*651Judgment, Supreme Court, New York County (Eileen A. Rakower, J.), entered July 25, 2014, granting the petition brought pursuant to CPLR article 78 to annul a resolution of respondent Board of Standards and Appeals of the City of New York, dated December 17, 2013, which denied the application of petitioner to register a wall sign as a nonconforming advertising sign, unanimously affirmed, without costs.

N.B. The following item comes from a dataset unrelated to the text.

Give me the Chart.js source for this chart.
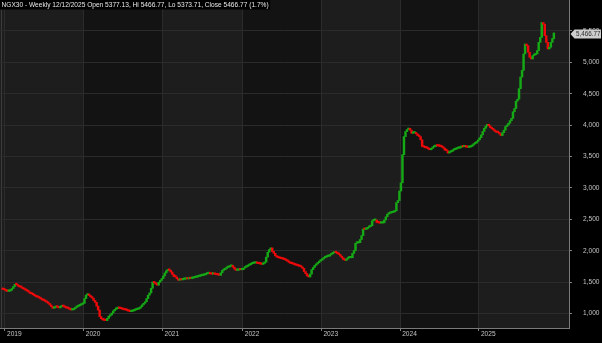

The determination that an “art installation” that was displayed between 1979 and 1989 on the 4,500 square-foot wall sign, now owned by petitioner, was not an “advertising sign” within the meaning of New York City Zoning Resolution § 12-10, and therefore that the legal nonconforming advertising sign use of the sign was discontinued pursuant to Zoning Resolution § 52-61, involved “a pure legal question that does not mandate deference to the BSA” (Matter of Toys “R” Us v Silva, 89 NY2d 411, 419 [1996]). Although the installation might not have comported with conventional notions of what constitutes advertising, the court correctly found that it met Zoning Resolution § 12-10’s definition of “advertising sign,” as a sign that “directs attention to a business, profession, commodity, service or entertainment conducted, sold, or offered elsewhere than upon the same zoning lot.” The installation directed attention to the artist, who, inter alia, sold off the installation in pieces when it was dismantled, 10 years after it first appeared. Accordingly, because the wall sign maintained its character as an advertising sign, the nonconforming use was not extinguished.
Concur—Mazzarelli, J.P., ManzanetDaniels, Kapnick and Webber, JJ.